## [Stated task]
Only a number is wanted: how many lines in the records below contain "this"?

## [Source records]
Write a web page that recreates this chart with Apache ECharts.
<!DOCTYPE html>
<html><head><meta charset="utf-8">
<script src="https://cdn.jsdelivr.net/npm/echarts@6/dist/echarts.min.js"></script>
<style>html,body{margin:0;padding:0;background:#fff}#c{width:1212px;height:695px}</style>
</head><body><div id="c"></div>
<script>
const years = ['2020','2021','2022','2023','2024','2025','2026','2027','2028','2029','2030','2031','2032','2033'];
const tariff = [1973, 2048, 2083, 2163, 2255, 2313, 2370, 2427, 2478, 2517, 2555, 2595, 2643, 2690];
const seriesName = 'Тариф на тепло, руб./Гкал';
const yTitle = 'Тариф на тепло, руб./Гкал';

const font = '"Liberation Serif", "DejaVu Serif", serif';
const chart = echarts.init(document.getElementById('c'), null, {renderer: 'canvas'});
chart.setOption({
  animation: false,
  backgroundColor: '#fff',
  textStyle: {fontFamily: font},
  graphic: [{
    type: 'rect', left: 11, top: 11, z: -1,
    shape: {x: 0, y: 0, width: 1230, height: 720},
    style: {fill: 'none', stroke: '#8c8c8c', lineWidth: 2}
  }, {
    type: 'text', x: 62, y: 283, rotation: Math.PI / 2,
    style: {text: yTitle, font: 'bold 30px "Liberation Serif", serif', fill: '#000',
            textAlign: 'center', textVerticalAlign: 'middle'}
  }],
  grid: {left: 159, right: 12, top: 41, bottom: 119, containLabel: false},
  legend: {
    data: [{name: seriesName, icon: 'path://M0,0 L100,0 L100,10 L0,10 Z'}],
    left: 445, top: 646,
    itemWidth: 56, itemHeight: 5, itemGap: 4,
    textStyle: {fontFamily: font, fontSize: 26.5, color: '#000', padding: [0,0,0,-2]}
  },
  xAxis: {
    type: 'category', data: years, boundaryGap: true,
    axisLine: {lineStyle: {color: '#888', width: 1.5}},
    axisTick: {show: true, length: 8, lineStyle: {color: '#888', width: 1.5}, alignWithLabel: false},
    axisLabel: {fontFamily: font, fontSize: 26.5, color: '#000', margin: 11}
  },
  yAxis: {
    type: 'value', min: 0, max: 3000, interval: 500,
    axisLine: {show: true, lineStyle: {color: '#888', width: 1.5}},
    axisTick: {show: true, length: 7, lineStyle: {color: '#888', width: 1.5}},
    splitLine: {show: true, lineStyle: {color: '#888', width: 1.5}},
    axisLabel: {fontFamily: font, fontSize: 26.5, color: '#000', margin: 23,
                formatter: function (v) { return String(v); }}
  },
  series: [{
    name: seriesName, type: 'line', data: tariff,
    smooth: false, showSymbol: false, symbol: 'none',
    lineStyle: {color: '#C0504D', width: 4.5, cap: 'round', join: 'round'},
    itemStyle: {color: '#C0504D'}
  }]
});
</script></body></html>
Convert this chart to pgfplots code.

## [Task answer]
2